Dataset extract
** Start **
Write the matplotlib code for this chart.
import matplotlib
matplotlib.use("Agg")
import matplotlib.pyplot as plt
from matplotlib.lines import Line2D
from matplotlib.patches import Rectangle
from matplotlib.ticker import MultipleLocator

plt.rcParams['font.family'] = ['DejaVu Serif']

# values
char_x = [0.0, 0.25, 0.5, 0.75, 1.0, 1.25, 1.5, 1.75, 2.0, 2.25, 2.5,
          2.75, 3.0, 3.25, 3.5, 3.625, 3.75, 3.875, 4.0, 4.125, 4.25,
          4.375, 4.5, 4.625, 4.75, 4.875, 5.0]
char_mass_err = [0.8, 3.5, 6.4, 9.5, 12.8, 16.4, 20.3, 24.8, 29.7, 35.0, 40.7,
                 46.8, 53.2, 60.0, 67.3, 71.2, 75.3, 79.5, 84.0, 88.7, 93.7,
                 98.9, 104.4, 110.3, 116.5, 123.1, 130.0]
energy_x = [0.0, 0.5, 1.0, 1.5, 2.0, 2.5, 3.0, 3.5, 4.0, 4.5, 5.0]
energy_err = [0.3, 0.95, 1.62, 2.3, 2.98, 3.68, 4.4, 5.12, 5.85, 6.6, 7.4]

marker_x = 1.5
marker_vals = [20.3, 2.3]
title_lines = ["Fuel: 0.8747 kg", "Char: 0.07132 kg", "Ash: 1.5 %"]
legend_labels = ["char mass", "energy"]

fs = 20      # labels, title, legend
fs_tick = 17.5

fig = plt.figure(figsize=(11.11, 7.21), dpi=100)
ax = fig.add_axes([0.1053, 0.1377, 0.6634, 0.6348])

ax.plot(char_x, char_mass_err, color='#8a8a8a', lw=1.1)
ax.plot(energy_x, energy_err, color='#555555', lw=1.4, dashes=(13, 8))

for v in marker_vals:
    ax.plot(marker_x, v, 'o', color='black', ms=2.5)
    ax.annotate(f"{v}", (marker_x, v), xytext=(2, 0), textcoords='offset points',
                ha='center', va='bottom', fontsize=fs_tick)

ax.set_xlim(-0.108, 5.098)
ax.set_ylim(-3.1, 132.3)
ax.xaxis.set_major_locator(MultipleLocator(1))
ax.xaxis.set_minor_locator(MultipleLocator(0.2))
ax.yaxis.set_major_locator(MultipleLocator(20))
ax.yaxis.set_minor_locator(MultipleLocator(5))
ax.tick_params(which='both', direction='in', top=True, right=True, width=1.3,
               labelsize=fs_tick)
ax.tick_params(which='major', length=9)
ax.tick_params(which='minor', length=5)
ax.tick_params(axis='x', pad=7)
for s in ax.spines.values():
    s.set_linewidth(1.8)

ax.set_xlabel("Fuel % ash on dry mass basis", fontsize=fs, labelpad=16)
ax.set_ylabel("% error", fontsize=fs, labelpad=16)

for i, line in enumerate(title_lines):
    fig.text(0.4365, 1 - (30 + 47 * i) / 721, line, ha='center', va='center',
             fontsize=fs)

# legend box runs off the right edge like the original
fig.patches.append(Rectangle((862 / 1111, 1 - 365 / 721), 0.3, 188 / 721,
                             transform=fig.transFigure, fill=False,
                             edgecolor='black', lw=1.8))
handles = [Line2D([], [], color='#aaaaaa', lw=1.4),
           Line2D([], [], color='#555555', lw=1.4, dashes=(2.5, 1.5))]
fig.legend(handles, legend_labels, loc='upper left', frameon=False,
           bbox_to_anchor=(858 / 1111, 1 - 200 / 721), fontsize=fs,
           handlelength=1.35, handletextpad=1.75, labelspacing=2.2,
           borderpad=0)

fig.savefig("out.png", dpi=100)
** End **
** Start **
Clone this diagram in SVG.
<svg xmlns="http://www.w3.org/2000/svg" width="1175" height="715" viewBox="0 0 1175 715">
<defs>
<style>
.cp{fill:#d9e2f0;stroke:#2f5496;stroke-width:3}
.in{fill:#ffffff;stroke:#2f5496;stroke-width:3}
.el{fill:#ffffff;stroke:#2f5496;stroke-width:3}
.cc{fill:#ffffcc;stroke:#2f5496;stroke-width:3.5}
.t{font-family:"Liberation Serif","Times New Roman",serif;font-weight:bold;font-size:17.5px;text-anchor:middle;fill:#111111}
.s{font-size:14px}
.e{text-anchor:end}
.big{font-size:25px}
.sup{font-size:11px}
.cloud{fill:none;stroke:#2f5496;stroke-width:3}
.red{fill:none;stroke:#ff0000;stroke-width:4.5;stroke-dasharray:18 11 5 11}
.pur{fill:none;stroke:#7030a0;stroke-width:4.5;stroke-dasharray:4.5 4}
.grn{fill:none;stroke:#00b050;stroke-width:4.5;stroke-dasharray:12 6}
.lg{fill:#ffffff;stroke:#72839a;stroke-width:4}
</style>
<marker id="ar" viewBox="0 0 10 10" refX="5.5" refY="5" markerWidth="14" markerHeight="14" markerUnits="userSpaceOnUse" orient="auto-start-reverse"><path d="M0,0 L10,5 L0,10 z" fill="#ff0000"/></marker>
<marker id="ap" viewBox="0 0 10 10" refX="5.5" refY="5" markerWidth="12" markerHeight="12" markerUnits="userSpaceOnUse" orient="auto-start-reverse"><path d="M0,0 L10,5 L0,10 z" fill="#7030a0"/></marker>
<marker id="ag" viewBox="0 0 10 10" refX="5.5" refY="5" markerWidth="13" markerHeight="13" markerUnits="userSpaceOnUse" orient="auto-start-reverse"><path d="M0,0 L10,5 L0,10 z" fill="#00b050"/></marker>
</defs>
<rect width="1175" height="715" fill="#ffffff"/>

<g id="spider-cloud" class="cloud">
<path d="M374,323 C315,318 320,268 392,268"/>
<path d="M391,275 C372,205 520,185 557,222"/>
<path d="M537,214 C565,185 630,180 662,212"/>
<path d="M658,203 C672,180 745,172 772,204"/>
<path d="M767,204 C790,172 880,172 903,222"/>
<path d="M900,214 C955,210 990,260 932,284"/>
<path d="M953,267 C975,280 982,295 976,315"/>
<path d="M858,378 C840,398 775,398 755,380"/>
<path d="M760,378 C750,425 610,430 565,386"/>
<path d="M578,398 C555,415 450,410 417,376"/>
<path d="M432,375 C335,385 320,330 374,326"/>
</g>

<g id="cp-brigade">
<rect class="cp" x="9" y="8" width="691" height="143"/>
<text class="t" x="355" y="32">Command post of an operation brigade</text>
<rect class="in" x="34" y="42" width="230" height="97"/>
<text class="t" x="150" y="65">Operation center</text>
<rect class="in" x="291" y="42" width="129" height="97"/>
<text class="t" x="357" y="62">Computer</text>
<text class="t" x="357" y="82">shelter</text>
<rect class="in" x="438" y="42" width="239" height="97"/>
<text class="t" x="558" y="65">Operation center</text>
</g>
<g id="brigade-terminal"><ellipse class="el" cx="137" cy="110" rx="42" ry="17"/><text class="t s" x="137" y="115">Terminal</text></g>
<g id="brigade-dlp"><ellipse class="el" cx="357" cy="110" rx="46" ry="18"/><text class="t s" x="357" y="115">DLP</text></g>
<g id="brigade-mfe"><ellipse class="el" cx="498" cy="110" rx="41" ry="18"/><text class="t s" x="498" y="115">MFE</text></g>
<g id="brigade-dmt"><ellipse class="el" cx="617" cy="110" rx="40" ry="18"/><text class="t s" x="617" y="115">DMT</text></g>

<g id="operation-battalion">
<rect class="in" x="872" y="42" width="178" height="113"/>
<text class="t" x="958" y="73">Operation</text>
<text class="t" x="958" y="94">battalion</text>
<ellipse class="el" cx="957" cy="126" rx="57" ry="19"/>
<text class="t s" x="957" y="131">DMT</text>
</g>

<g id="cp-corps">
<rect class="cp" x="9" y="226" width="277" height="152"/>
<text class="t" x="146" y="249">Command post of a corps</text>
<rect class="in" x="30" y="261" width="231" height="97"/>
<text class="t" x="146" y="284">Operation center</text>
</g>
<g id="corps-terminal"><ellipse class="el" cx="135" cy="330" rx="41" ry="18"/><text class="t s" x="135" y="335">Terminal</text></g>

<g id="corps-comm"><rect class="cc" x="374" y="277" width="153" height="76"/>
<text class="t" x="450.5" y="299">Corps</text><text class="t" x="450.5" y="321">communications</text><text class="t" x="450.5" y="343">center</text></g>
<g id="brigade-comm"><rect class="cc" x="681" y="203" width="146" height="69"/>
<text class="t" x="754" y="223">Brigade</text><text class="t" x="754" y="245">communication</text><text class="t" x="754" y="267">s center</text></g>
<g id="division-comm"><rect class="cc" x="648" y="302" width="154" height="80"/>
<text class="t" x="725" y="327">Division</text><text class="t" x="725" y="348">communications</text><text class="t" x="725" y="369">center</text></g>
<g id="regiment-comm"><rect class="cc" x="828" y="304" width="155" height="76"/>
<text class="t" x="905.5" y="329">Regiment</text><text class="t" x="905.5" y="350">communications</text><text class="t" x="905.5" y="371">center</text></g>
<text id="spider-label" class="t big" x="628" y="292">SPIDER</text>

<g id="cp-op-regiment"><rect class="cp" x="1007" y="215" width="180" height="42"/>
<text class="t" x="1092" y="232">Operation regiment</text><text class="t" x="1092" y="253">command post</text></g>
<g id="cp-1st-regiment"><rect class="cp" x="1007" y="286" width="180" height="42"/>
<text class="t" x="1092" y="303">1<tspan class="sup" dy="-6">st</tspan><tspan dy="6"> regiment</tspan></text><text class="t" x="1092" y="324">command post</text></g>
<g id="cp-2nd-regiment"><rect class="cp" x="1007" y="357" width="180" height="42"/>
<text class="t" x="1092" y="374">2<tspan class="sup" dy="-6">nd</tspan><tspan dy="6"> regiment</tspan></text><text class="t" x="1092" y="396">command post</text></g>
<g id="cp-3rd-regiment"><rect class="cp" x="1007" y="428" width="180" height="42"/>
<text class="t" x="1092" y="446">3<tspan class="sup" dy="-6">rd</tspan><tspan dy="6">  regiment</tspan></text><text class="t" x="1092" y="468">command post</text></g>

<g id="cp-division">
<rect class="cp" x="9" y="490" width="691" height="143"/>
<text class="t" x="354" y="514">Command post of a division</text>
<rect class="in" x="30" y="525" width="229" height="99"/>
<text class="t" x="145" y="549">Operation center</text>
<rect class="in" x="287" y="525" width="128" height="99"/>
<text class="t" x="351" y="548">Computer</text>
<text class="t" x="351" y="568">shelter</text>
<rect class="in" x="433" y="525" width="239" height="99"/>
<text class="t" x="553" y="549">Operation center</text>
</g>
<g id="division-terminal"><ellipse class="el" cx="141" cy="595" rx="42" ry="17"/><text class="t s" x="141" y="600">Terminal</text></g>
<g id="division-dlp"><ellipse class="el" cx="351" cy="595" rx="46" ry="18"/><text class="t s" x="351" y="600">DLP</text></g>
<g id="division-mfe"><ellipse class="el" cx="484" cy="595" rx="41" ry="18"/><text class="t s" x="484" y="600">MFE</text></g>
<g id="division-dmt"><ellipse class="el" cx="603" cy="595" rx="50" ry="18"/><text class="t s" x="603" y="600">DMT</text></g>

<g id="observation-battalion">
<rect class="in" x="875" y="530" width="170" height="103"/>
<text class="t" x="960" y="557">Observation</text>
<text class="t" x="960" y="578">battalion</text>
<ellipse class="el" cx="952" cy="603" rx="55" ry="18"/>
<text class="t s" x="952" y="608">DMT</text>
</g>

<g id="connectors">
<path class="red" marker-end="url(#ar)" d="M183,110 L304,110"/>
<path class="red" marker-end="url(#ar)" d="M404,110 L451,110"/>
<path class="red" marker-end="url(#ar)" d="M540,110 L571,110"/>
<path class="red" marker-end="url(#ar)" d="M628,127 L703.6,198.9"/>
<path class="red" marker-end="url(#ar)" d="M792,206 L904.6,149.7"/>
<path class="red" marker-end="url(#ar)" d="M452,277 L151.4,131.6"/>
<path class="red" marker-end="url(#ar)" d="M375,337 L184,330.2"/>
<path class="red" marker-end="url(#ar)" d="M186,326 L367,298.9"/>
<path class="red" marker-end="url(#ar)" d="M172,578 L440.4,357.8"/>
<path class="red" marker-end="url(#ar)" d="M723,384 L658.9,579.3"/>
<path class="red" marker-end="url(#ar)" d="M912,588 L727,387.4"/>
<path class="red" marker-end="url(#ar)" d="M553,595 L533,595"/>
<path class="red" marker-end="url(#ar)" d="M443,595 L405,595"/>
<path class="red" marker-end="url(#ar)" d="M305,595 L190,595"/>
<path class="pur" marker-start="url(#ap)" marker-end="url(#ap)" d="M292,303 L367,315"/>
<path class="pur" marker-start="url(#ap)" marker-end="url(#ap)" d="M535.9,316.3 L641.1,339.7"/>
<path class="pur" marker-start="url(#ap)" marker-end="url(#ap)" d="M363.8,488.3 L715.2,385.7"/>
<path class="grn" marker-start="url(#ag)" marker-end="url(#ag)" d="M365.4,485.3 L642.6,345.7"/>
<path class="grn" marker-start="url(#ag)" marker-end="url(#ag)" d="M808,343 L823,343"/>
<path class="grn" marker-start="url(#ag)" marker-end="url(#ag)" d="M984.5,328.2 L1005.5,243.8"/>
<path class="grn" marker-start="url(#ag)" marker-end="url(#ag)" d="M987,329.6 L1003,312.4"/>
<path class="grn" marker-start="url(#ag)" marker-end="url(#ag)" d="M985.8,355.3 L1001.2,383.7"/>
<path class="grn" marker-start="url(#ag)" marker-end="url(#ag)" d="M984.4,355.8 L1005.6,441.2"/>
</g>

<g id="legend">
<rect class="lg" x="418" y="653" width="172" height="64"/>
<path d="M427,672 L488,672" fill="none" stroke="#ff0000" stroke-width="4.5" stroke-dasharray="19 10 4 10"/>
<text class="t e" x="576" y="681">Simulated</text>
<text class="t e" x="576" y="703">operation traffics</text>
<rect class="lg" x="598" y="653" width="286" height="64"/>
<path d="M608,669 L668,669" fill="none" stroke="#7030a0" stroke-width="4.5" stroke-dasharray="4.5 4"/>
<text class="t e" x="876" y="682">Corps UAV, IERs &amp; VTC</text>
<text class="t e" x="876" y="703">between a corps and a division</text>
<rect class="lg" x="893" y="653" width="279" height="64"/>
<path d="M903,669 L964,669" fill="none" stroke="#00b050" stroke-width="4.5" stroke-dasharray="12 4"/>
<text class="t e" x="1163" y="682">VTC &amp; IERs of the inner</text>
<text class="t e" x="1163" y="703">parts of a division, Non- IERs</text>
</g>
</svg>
** End **
** Start **
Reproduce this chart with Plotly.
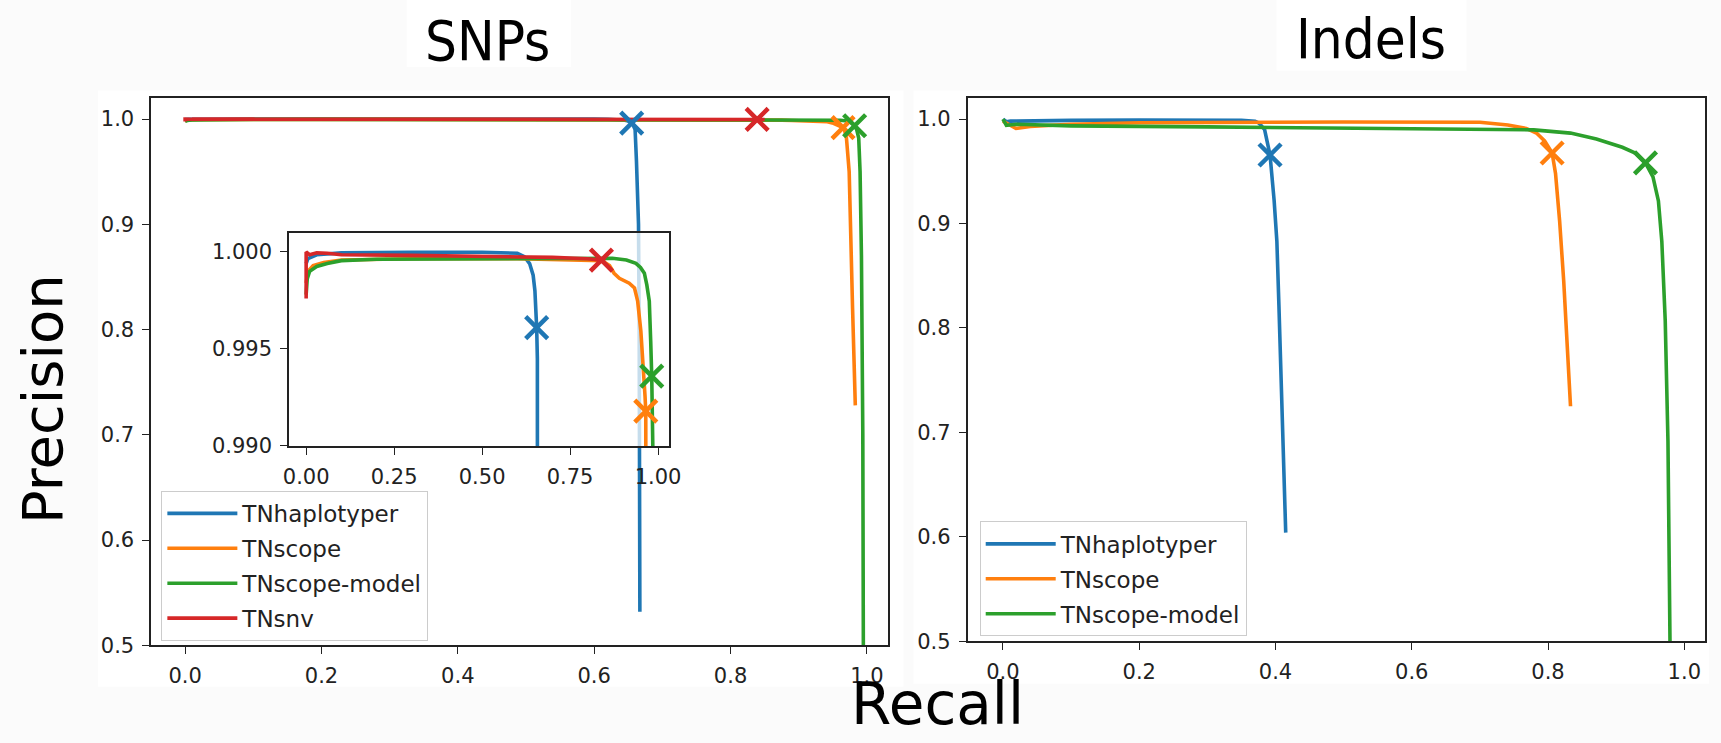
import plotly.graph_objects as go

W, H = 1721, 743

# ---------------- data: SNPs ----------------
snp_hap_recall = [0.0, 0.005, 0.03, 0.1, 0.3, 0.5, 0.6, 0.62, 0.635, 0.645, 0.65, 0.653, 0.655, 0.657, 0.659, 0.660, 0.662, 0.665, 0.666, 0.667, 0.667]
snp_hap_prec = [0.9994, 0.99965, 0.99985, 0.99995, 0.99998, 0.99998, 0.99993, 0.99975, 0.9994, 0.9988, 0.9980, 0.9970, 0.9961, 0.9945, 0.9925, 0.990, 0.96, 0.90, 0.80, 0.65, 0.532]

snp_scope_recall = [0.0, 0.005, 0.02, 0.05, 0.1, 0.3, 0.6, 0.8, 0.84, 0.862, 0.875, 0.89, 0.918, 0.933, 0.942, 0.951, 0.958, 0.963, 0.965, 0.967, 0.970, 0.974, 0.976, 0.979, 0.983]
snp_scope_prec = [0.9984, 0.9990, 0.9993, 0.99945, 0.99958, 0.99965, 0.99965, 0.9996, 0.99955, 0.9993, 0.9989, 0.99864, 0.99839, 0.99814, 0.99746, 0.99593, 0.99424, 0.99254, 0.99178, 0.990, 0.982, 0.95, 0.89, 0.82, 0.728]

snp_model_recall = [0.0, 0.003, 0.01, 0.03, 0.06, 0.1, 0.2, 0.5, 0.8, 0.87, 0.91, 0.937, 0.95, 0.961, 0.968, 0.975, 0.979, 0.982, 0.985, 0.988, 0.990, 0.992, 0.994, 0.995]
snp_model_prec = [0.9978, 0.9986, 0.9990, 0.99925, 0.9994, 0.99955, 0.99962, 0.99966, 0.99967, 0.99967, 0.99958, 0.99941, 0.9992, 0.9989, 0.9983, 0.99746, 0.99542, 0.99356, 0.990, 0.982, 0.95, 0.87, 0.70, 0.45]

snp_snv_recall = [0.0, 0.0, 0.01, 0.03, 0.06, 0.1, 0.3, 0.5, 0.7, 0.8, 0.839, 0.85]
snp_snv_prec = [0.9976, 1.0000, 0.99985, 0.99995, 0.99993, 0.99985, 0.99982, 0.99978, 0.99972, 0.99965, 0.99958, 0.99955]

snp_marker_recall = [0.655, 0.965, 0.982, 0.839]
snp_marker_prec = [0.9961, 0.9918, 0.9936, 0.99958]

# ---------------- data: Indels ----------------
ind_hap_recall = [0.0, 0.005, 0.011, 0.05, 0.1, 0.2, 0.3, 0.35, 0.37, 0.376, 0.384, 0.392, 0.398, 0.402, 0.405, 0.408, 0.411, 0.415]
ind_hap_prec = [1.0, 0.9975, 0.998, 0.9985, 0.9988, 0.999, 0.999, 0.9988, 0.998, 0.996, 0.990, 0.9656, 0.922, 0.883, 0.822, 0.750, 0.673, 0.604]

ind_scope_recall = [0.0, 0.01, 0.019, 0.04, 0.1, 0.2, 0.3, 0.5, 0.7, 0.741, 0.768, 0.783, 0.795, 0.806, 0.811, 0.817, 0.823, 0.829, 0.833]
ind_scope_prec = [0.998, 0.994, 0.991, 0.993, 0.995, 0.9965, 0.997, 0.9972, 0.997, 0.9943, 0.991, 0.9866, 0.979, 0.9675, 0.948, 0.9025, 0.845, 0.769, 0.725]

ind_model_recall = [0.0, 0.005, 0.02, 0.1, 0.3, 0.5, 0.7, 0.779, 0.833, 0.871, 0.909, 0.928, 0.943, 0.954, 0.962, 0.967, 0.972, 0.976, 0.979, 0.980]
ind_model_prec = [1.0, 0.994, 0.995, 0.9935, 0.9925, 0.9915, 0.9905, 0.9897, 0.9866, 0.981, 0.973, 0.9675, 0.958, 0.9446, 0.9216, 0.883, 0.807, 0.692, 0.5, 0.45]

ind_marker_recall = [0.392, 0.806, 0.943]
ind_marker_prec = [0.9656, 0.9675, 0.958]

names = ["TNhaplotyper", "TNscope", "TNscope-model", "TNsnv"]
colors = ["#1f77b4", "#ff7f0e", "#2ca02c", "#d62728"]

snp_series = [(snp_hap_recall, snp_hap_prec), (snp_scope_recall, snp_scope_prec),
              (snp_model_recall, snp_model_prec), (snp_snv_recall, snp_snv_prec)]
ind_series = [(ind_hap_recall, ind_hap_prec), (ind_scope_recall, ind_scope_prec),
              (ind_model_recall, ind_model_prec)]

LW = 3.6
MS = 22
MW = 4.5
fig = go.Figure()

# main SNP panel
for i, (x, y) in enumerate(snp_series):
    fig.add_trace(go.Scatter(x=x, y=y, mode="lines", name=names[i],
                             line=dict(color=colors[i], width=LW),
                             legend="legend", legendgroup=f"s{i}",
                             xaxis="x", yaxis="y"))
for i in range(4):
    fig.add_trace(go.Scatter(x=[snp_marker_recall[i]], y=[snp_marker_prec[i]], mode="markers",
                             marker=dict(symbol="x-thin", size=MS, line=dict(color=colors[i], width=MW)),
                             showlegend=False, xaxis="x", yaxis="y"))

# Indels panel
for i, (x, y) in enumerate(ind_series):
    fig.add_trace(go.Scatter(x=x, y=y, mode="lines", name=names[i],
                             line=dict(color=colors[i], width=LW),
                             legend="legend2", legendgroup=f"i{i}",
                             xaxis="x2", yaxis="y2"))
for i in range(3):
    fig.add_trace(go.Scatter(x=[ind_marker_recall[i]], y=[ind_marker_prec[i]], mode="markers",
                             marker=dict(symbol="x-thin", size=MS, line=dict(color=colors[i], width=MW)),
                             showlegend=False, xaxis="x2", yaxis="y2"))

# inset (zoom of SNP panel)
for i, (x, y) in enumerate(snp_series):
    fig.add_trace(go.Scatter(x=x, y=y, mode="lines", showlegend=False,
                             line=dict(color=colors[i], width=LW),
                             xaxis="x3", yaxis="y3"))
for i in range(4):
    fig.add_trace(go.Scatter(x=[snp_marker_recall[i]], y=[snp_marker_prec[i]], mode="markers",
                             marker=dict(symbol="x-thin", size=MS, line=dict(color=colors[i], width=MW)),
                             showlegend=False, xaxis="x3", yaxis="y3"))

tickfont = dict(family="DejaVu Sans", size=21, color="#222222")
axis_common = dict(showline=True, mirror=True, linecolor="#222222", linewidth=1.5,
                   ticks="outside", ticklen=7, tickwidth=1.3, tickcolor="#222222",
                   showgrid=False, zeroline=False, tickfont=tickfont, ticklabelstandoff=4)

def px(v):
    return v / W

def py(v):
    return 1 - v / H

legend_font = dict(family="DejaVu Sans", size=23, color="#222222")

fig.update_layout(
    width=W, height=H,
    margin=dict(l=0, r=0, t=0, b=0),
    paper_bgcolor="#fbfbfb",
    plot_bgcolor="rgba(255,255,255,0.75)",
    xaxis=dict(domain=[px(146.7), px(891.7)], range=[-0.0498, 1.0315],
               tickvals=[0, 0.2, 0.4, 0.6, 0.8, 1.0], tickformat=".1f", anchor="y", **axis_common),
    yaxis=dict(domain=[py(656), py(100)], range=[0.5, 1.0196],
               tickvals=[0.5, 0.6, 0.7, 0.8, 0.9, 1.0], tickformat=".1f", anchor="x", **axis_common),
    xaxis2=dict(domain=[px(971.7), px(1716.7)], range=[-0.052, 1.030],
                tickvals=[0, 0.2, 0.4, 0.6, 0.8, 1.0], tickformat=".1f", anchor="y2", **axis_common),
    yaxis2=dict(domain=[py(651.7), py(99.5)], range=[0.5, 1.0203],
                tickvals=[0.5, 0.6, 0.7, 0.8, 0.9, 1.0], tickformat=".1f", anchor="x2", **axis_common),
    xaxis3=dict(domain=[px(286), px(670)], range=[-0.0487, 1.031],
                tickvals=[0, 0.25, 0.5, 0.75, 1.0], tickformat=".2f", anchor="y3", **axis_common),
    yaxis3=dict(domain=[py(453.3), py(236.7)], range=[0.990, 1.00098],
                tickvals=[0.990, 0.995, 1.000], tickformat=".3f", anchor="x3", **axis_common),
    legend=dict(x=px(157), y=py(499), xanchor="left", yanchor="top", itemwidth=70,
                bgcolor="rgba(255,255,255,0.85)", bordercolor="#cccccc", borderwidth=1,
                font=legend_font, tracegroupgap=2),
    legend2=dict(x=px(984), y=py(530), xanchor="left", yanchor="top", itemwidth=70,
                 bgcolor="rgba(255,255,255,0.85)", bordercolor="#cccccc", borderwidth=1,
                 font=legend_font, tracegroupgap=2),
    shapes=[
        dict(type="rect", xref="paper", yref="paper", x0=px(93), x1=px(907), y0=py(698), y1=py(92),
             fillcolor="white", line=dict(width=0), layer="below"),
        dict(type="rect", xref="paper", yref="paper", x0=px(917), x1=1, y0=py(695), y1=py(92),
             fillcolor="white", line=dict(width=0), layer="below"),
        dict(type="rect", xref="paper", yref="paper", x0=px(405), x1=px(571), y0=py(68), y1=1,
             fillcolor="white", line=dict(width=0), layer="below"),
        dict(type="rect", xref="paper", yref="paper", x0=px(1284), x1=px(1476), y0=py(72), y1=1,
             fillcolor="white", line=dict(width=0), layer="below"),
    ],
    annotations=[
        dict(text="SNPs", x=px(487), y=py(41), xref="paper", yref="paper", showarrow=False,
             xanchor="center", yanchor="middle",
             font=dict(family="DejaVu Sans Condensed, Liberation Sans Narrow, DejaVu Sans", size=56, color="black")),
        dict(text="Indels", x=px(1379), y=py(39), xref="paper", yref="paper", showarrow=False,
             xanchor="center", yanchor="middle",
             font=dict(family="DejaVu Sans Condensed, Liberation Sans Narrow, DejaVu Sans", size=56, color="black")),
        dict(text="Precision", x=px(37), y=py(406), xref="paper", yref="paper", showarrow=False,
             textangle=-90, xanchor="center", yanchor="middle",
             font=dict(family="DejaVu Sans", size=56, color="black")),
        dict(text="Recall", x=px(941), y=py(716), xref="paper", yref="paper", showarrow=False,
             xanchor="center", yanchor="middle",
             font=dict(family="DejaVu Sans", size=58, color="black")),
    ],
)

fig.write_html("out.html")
** End **
Direction
This exercise asks for the lines from the line with "Write the matplotlib code for this chart." to the line with "ha='center', va='bottom', fontsize=fs_tick)", both lines included, set down exactly and with nothing else.

Solution below
Write the matplotlib code for this chart.
import matplotlib
matplotlib.use("Agg")
import matplotlib.pyplot as plt
from matplotlib.lines import Line2D
from matplotlib.patches import Rectangle
from matplotlib.ticker import MultipleLocator

plt.rcParams['font.family'] = ['DejaVu Serif']

# values
char_x = [0.0, 0.25, 0.5, 0.75, 1.0, 1.25, 1.5, 1.75, 2.0, 2.25, 2.5,
          2.75, 3.0, 3.25, 3.5, 3.625, 3.75, 3.875, 4.0, 4.125, 4.25,
          4.375, 4.5, 4.625, 4.75, 4.875, 5.0]
char_mass_err = [0.8, 3.5, 6.4, 9.5, 12.8, 16.4, 20.3, 24.8, 29.7, 35.0, 40.7,
                 46.8, 53.2, 60.0, 67.3, 71.2, 75.3, 79.5, 84.0, 88.7, 93.7,
                 98.9, 104.4, 110.3, 116.5, 123.1, 130.0]
energy_x = [0.0, 0.5, 1.0, 1.5, 2.0, 2.5, 3.0, 3.5, 4.0, 4.5, 5.0]
energy_err = [0.3, 0.95, 1.62, 2.3, 2.98, 3.68, 4.4, 5.12, 5.85, 6.6, 7.4]

marker_x = 1.5
marker_vals = [20.3, 2.3]
title_lines = ["Fuel: 0.8747 kg", "Char: 0.07132 kg", "Ash: 1.5 %"]
legend_labels = ["char mass", "energy"]

fs = 20      # labels, title, legend
fs_tick = 17.5

fig = plt.figure(figsize=(11.11, 7.21), dpi=100)
ax = fig.add_axes([0.1053, 0.1377, 0.6634, 0.6348])

ax.plot(char_x, char_mass_err, color='#8a8a8a', lw=1.1)
ax.plot(energy_x, energy_err, color='#555555', lw=1.4, dashes=(13, 8))

for v in marker_vals:
    ax.plot(marker_x, v, 'o', color='black', ms=2.5)
    ax.annotate(f"{v}", (marker_x, v), xytext=(2, 0), textcoords='offset points',
                ha='center', va='bottom', fontsize=fs_tick)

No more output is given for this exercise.